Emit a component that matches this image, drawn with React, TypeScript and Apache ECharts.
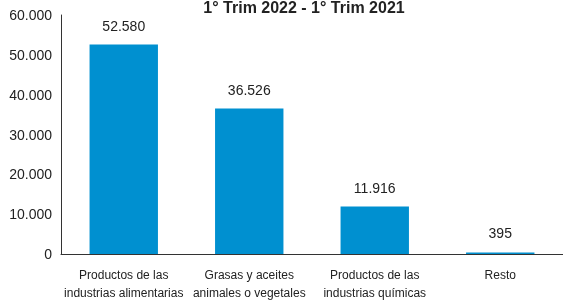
import React, { useEffect, useRef } from "react";
import * as echarts from "echarts";

const categories = [
  "Productos de las\nindustrias alimentarias",
  "Grasas y aceites\nanimales o vegetales",
  "Productos de las\nindustrias químicas",
  "Resto",
];
const values = [52580, 36526, 11916, 395];
const titleText = "1° Trim 2022 - 1° Trim 2021";

const fmt = (v: number) =>
  Math.round(v).toString().replace(/\B(?=(\d{3})+(?!\d))/g, ".");

export default function App() {
  const ref = useRef<HTMLDivElement>(null);
  useEffect(() => {
    const chart = echarts.init(ref.current!, null, { renderer: "svg" });
    chart.setOption({
      animation: false,
      title: {
        text: titleText,
        left: 299,
        textAlign: "center",
        top: -6,
        textStyle: {
          fontFamily: "Liberation Sans, Arial, sans-serif",
          fontSize: 16,
          fontWeight: "bold",
          color: "#222",
        },
      },
      grid: { left: 61, right: -5, top: 15, bottom: 48, containLabel: false },
      xAxis: {
        type: "category",
        data: categories,
        axisLine: { lineStyle: { color: "#333", width: 1 } },
        axisTick: { show: false },
        axisLabel: {
          interval: 0,
          margin: 12,
          fontFamily: "Liberation Sans, Arial, sans-serif",
          fontSize: 12,
          color: "#222",
          lineHeight: 18,
        },
      },
      yAxis: {
        type: "value",
        min: 0,
        max: 60000,
        interval: 10000,
        axisLine: { show: true, lineStyle: { color: "#333", width: 1 } },
        axisTick: { show: false },
        splitLine: { show: false },
        axisLabel: {
          formatter: (v: number) => fmt(v),
          fontFamily: "Liberation Sans, Arial, sans-serif",
          fontSize: 14,
          color: "#222",
          margin: 9,
        },
      },
      series: [
        {
          type: "bar",
          data: values,
          barWidth: "54.5%",
          itemStyle: { color: "#0090D0" },
          label: {
            show: true,
            position: "top",
            distance: 12,
            formatter: (p: any) => fmt(p.value),
            fontFamily: "Liberation Sans, Arial, sans-serif",
            fontSize: 14,
            color: "#222",
          },
        },
      ],
    });
    return () => chart.dispose();
  }, []);
  return (
    <div
      ref={ref}
      style={{ position: "fixed", left: 0, top: 0, width: 563, height: 302 }}
    />
  );
}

◆ **SET TASK**: From the material above, copy each line that includes the word "React".

◆ **THE OUTPUT**:
Emit a component that matches this image, drawn with React, TypeScript and Apache ECharts.
import React, { useEffect, useRef } from "react";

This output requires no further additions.